We discovered that the thalamus is critical for this prefrontal operation. The thalamus is traditionally thought to relay information from the periphery, but our experiments showed that the mediodorsal thalamus is turned inwards, extracting various signals from the vast data within the prefrontal cortex itself. This allows it to identify the right context and help the prefrontal cortex adapt when the context switches. It also identifies the degree of uncertainty in the cues it receives, and we found that it slows prefrontal decision-processing in a manner commensurate with these estimates. In essence, the thalamus provides a natural mechanism for filtering noise in decision-making.

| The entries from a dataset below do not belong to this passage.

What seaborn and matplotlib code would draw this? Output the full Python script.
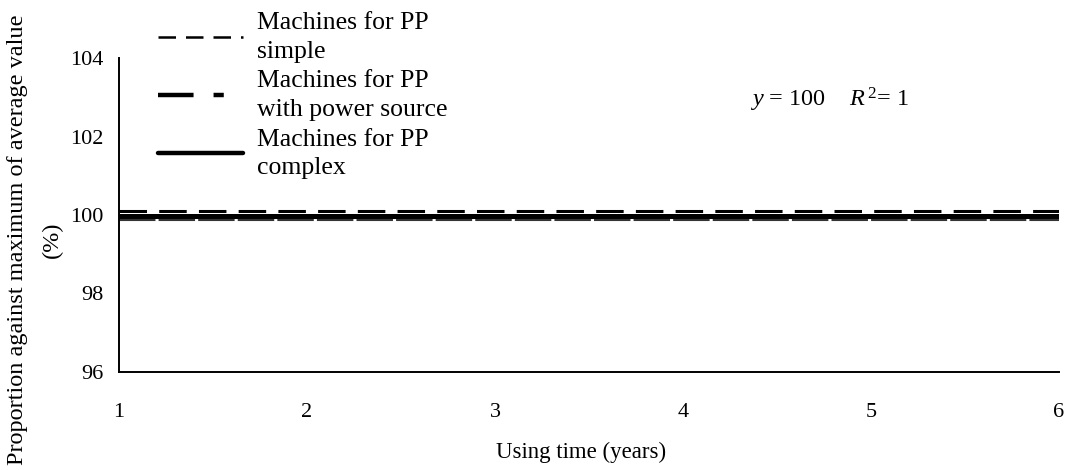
import matplotlib
matplotlib.use("Agg")
import matplotlib.pyplot as plt
from matplotlib.lines import Line2D
import seaborn as sns
import pandas as pd

# ---- data ----
years = [1, 2, 3, 4, 5, 6]
simple = [99.88, 99.88, 99.88, 99.88, 99.88, 99.88]
power_source = [100.10, 100.10, 100.10, 100.10, 100.10, 100.10]
complex_ = [99.98, 99.98, 99.98, 99.98, 99.98, 99.98]
labels = ["Machines for PP\nsimple", "Machines for PP\nwith power source", "Machines for PP\ncomplex"]
x_ticks = [1, 2, 3, 4, 5, 6]
y_ticks = [96, 98, 100, 102, 104]
equation = r"$y$ = 100    $R^{\,2}$= 1"

sns.set_theme(style="white")
plt.rcParams["font.family"] = ["Liberation Serif", "DejaVu Serif"]
plt.rcParams["mathtext.fontset"] = "custom"
plt.rcParams["mathtext.rm"] = "Liberation Serif"
plt.rcParams["mathtext.it"] = "Liberation Serif:italic"

fig = plt.figure(figsize=(10.66, 4.70), dpi=100)
ax = fig.add_axes([119 / 1066, 1 - 372 / 470, 940 / 1066, 314 / 470])

df = pd.DataFrame({"x": years, "simple": simple, "power": power_source, "complex": complex_})

sns.lineplot(data=df, x="x", y="power", ax=ax, color="black", lw=2.2)
ax.lines[-1].set_dashes([9, 4])
sns.lineplot(data=df, x="x", y="complex", ax=ax, color="black", lw=3.6)
sns.lineplot(data=df, x="x", y="simple", ax=ax, color="#333333", lw=1.5)
ax.lines[-1].set_dashes([17.5, 1.5])

ax.set_xlim(1, 6)
ax.set_ylim(96, 104)
ax.set_xticks(x_ticks)
ax.set_yticks(y_ticks)
ax.set_xticklabels([str(v) for v in x_ticks])
ax.set_yticklabels([str(v) for v in y_ticks])

for s in ["top", "right"]:
    ax.spines[s].set_visible(False)
for s in ["left", "bottom"]:
    ax.spines[s].set_linewidth(1.4)
    ax.spines[s].set_color("black")

ax.tick_params(axis="both", which="major", direction="out", length=6.5, width=1.4,
               colors="black", labelsize=16)
ax.tick_params(axis="x", pad=16)
ax.tick_params(axis="y", pad=5)
ax.grid(False)

ax.set_xlabel("Using time (years)", fontsize=16.5, color="black")
ax.xaxis.label.set_va("center")
ax.xaxis.set_label_coords(0.4915, -0.255)

ax.set_ylabel("Proportion against maximum of average value\n(%)", fontsize=17.5,
              color="black", linespacing=1.8)
ax.yaxis.label.set_va("center")
ax.yaxis.set_label_coords(-0.0895, 0.42)

ax.text(0.671, 0.866, equation, transform=ax.transAxes, fontsize=17.5,
        ha="left", va="center", color="black")

handles = [
    Line2D([], [], color="black", lw=1.8, dashes=[7.0, 4.0]),
    Line2D([], [], color="black", lw=3.2, dashes=[8.0, 4.5, 2.3, 30]),
    Line2D([], [], color="black", lw=3.2, solid_capstyle="round"),
]
leg = fig.legend(handles, labels, loc="upper left",
                 bbox_to_anchor=(158 / 1066, 1 - 12 / 470),
                 frameon=False, fontsize=18.5, handlelength=3.3,
                 handletextpad=0.55, labelspacing=0.29, borderpad=0,
                 borderaxespad=0)
for t in leg.get_texts():
    t.set_color("black")
    t.set_linespacing(1.4)

fig.savefig("out.png", dpi=100)
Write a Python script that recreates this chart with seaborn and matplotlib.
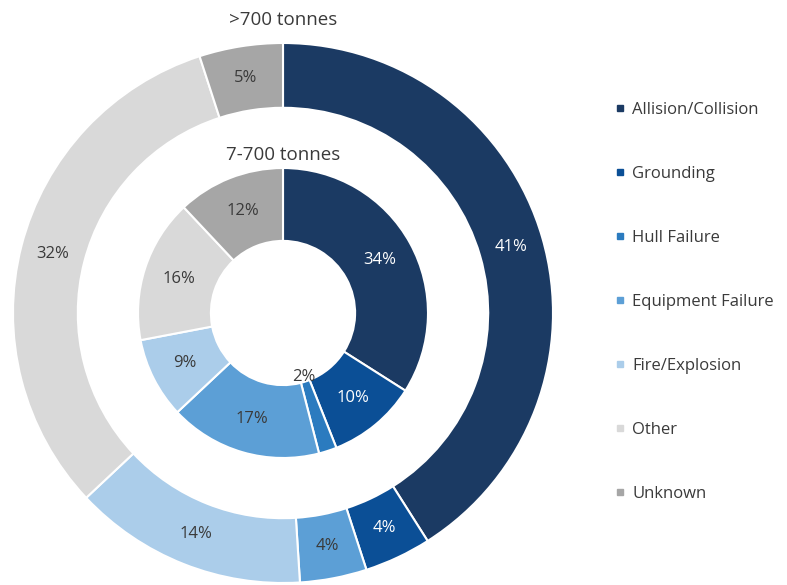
import numpy as np
import matplotlib
matplotlib.use("Agg")
import matplotlib.pyplot as plt
from matplotlib.lines import Line2D
import seaborn as sns

# Spill causes and their share of incidents for the two size classes
categories = ["Allision/Collision", "Grounding", "Hull Failure", "Equipment Failure",
              "Fire/Explosion", "Other", "Unknown"]
large_spills = [41, 4, 0, 4, 14, 32, 5]     # >700 tonnes (outer ring)
medium_spills = [34, 10, 2, 17, 9, 16, 12]  # 7-700 tonnes (inner ring)
outer_title = ">700 tonnes"
inner_title = "7-700 tonnes"

sns.set_theme(style="white")
plt.rcParams["font.family"] = ["Open Sans", "DejaVu Sans"]

palette = sns.color_palette(["#1b3a63", "#0b4f96", "#2b7bbf", "#5c9fd6",
                             "#abcdea", "#d9d9d9", "#a6a6a6"])
text_dark = "#3a3a3a"
on_dark = [True, True, True, False, False, False, False]

fig = plt.figure(figsize=(7.87, 5.85), dpi=100)
ax = fig.add_axes([13 / 787, 2 / 585, 540 / 787, 540 / 585])


def ring(values, radius, width, label_r, small_r):
    keep = [i for i, v in enumerate(values) if v > 0]
    ax.pie([values[i] for i in keep], radius=radius, startangle=90,
           counterclock=False, colors=[palette[i] for i in keep],
           wedgeprops=dict(width=width, edgecolor="white", linewidth=1.5))
    total = sum(values)
    cum = 0.0
    for i, v in enumerate(values):
        if v <= 0:
            continue
        mid = (cum + v / 2) / total * 2 * np.pi
        cum += v
        r = small_r if v <= 2 else label_r
        x, y = r * np.sin(mid), r * np.cos(mid)
        color = "white" if (on_dark[i] and v > 2) else text_dark
        ax.text(x, y, f"{v}%", ha="center", va="center", fontsize=12, color=color)


ring(large_spills, 1.0, 0.24, 0.88, 0.88)
ring(medium_spills, 0.537, 0.27, 0.407, 0.25)

ax.set_xlim(-1, 1)
ax.set_ylim(-1, 1)
ax.set_aspect("equal")
ax.axis("off")

ax.text(0, 1.085, outer_title, ha="center", va="center", fontsize=13.5,
        color=text_dark, clip_on=False)
ax.text(0, 0.585, inner_title, ha="center", va="center", fontsize=13.5,
        color=text_dark)

handles = [Line2D([0], [0], marker="s", linestyle="none", markersize=5,
                  markerfacecolor=palette[i], markeredgecolor=palette[i])
           for i in range(len(categories))]
fig.legend(handles, categories, loc="upper left", bbox_to_anchor=(0.762, 0.852),
           frameon=False, fontsize=12, labelspacing=2.88, handlelength=0.6,
           handletextpad=0.45, labelcolor=text_dark)

fig.savefig("out.png", dpi=100)
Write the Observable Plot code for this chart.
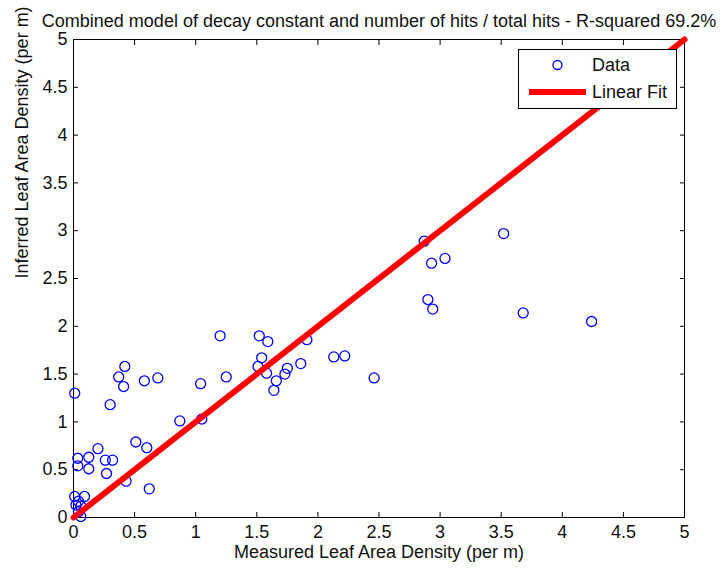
<!DOCTYPE html>
<html>
<head>
<meta charset="utf-8">
<script src="https://cdn.jsdelivr.net/npm/d3@7"></script>
<script src="https://cdn.jsdelivr.net/npm/@observablehq/plot@0.6"></script>
<style>
  html, body { margin: 0; padding: 0; background: white; }
  #chart { position: relative; width: 723px; height: 570px; }
  #legend { position: absolute; left: 518px; top: 49px; }
</style>
</head>
<body>
<div id="chart"></div>
<script>
const measured = [0.01, 0.09, 0.04, 0.02, 0.06, 0.04, 0.06,
  0.01, 0.035, 0.125, 0.035, 0.125, 0.20,
  0.26, 0.32, 0.27, 0.43, 0.62, 0.51, 0.60,
  0.30, 0.42, 0.37, 0.41, 0.58, 0.69,
  0.87, 1.05, 1.04, 1.25, 1.20,
  1.52, 1.59, 1.54, 1.51, 1.58, 1.66, 1.64,
  1.75, 1.73, 1.86, 1.91, 2.13, 2.22, 2.46,
  2.87, 3.52, 2.93, 3.04, 2.90, 2.94, 3.68, 4.24];
const inferred = [0.22, 0.22, 0.17, 0.13, 0.12, 0.06, 0.01,
  1.30, 0.62, 0.63, 0.54, 0.51, 0.72,
  0.60, 0.60, 0.46, 0.38, 0.30, 0.79, 0.73,
  1.18, 1.58, 1.47, 1.37, 1.43, 1.46,
  1.01, 1.03, 1.40, 1.47, 1.90,
  1.90, 1.84, 1.67, 1.58, 1.51, 1.43, 1.33,
  1.56, 1.50, 1.61, 1.86, 1.68, 1.69, 1.46,
  2.89, 2.97, 2.66, 2.71, 2.28, 2.18, 2.14, 2.05];
const fitX = [0, 5];
const fitY = [0, 5];
const xTicks = [0, 0.5, 1, 1.5, 2, 2.5, 3, 3.5, 4, 4.5, 5];
const yTicks = [0, 0.5, 1, 1.5, 2, 2.5, 3, 3.5, 4, 4.5, 5];
const titleText = "Combined model of decay constant and number of hits / total hits - R-squared 69.2%";
const xLabel = "Measured Leaf Area Density (per m)";
const yLabel = "Inferred Leaf Area Density (per m)";
const legendLabels = ["Data", "Linear Fit"];

const points = measured.map((m, i) => ({m, v: inferred[i]}));
const fit = fitX.map((x, i) => ({x, y: fitY[i]}));
const fmt = d => String(d);
const FONT = "'Liberation Sans', Arial, sans-serif";

const chart = Plot.plot({
  width: 723,
  height: 570,
  marginLeft: 73,
  marginRight: 39,
  marginTop: 39,
  marginBottom: 53,
  style: {fontFamily: FONT, fontSize: "18px", background: "white", color: "#111", overflow: "visible"},
  x: {domain: [0, 5]},
  y: {domain: [0, 5]},
  marks: [
    Plot.axisX(xTicks, {anchor: "bottom", tickSize: -5, text: null, label: null, stroke: "black"}),
    Plot.axisX(xTicks, {anchor: "top", tickSize: -5, text: null, label: null, stroke: "black"}),
    Plot.axisY(yTicks, {anchor: "left", tickSize: -5, text: null, label: null, stroke: "black"}),
    Plot.axisY(yTicks, {anchor: "right", tickSize: -5, text: null, label: null, stroke: "black"}),
    Plot.axisX(xTicks, {anchor: "bottom", tickSize: 0, tickPadding: 8, tickFormat: fmt, label: null, fontSize: 18}),
    Plot.axisY(yTicks, {anchor: "left", tickSize: 0, tickPadding: 6, tickFormat: fmt, label: null, fontSize: 18}),
    Plot.frame({stroke: "black", strokeWidth: 1}),
    Plot.dot(points, {x: "m", y: "v", r: 5, stroke: "#0000ff", strokeWidth: 1.3, fill: "none"}),
    Plot.line(fit, {x: "x", y: "y", stroke: "#ff0000", strokeWidth: 6}),
    Plot.text([titleText], {frameAnchor: "top", dy: -25, fontSize: 18}),
    Plot.text([xLabel], {frameAnchor: "bottom", dy: 40, fontSize: 18}),
    Plot.text([yLabel], {frameAnchor: "left", dx: -51, rotate: -90, fontSize: 18})
  ]
});

const container = document.getElementById("chart");
container.appendChild(chart);

// Legend box (MATLAB style), overlaid on top of the plot
const lg = d3.select(container).append("svg")
  .attr("id", "legend")
  .attr("width", 159).attr("height", 60)
  .style("font-size", "18px").style("font-family", FONT);
lg.append("rect").attr("x", 0.5).attr("y", 0.5).attr("width", 158).attr("height", 59)
  .style("fill", "white").style("stroke", "black").style("stroke-width", 1);
lg.append("circle").attr("cx", 39.5).attr("cy", 16).attr("r", 4.5)
  .style("fill", "none").style("stroke", "#0000ff").style("stroke-width", 1.3);
lg.append("line").attr("x1", 11).attr("x2", 68).attr("y1", 43).attr("y2", 43)
  .style("stroke", "#ff0000").style("stroke-width", 6);
lg.append("text").attr("x", 74).attr("y", 16).attr("dy", "0.35em").style("fill", "#111").text(legendLabels[0]);
lg.append("text").attr("x", 74).attr("y", 43).attr("dy", "0.35em").style("fill", "#111").text(legendLabels[1]);
</script>
</body>
</html>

When we developed this approach, we were not studying schizophrenia, but others had shown that people with schizophrenia exhibit altered resting-state functional connectivity between the thalamus and prefrontal cortex. These changes had no behavioral correlates, however. Once we understood what computation the mediodorsal thalamus performs, we could ask whether that same computation might be impaired in people with schizophrenia. Remarkably, we found that those with the disorder are worse at tolerating ambiguous cues—they perform normally when cues are clear but fail disproportionately as uncertainty increases. This behavioral pattern mirrors what we see when we optogenetically inhibit the mediodorsal thalamus in mice performing the same task. The deficit also correlates with thalamocortical resting-state functional connectivity in people with schizophrenia.

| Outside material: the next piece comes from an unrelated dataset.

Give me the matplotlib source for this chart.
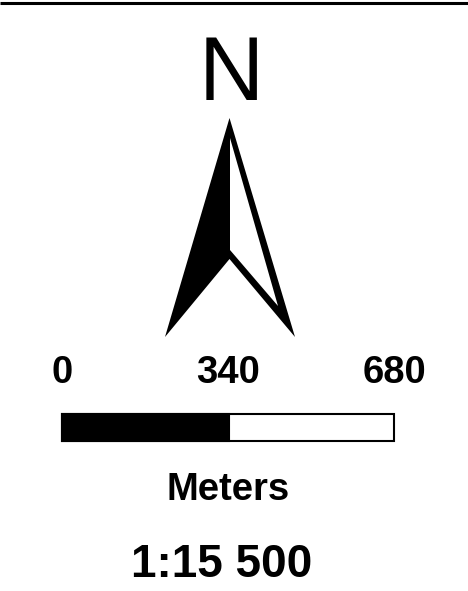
import matplotlib
matplotlib.use('Agg')
import matplotlib.pyplot as plt
from matplotlib.patches import Polygon, Rectangle

plt.rcParams['font.family'] = ['Liberation Sans', 'DejaVu Sans']

# scale bar
scale_ticks = [0, 340, 680]
scale_labels = ['0', '340', '680']
scale_unit = 'Meters'
scale_ratio = '1:15 500'
north_label = 'N'

W, H = 468, 591


def main():
    fig = plt.figure(figsize=(W / 100, H / 100), dpi=100)
    ax = fig.add_axes([0, 0, 1, 1])
    ax.set_xlim(0, W)
    ax.set_ylim(H, 0)
    ax.axis('off')

    # line at the top edge
    ax.plot([0, W], [2.5, 2.5], color='black', lw=2.2, solid_capstyle='butt')

    ax.text(231, 100, north_label, fontsize=65, ha='center', va='baseline', color='black')

    # arrow: black outline first, then the white inside of the right half
    ax.add_patch(Polygon([(229.5, 118), (295, 337), (229.5, 259), (165, 337)], closed=True,
                         facecolor='black', edgecolor='none'))
    ax.add_patch(Polygon([(230, 138), (278, 306), (230, 250)], closed=True,
                         facecolor='white', edgecolor='none'))

    # bar spans the tick values
    x0, x1 = 62, 394
    to_px = lambda v: x0 + (x1 - x0) * v / scale_ticks[-1]
    ax.add_patch(Rectangle((x0, 414), x1 - x0, 27, facecolor='white', edgecolor='black', lw=1.5))
    ax.add_patch(Rectangle((x0, 414), 229 - x0, 27, facecolor='black', edgecolor='black', lw=1.5))

    for v, lab in zip(scale_ticks, scale_labels):
        ax.text(to_px(v), 383, lab, fontsize=27.5, fontweight='bold', ha='center', va='baseline')

    ax.text(228, 500, scale_unit, fontsize=27.5, fontweight='bold', ha='center', va='baseline')
    ax.text(222, 577, scale_ratio, fontsize=33, fontweight='bold', ha='center', va='baseline')

    fig.savefig('out.png', dpi=100)


if __name__ == '__main__':
    main()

So we have convergence: the same behavioral deficit, analogous circuits and similar computational architecture across species. That gives us evidence that we have identified a specific computational alteration in schizophrenia, which opens the door to interventions that target the underlying circuits. Instead of broad pharmacological targeting, maybe we could target the circuits that implement noise filtering and contextual inference.

But that is just one piece. Delusions likely involve multiple computational alterations. How does evidence update beliefs? How is uncertainty represented and used? How does the brain assign credit in complex environments? These might be different changes in different people. 

What systems neuroscience can help us do now is build tasks that dissect these operations separately. We have developed tasks in which we ask participants to arbitrate between different forms of uncertainty, including those involving sensory inputs and those involving the structure of the environment or its rules. This allows us to study how people and animals manage uncertainty, identify context and assign credit in naturalistic-like conditions. 

Early data from this effort have confirmed our original findings from the simpler task—people with schizophrenia have difficulty managing uncertainty—but are also providing additional insight into the different types of algorithmic failures that people may experience. Identifying which of these fingerprints are most related to the lived experience of delusions is our objective, and we are optimistic that we are closer to realizing this one goal of precision psychiatry. 

AI use disclosure

The author used artificial intelligence for help with initial outlining and some drafting.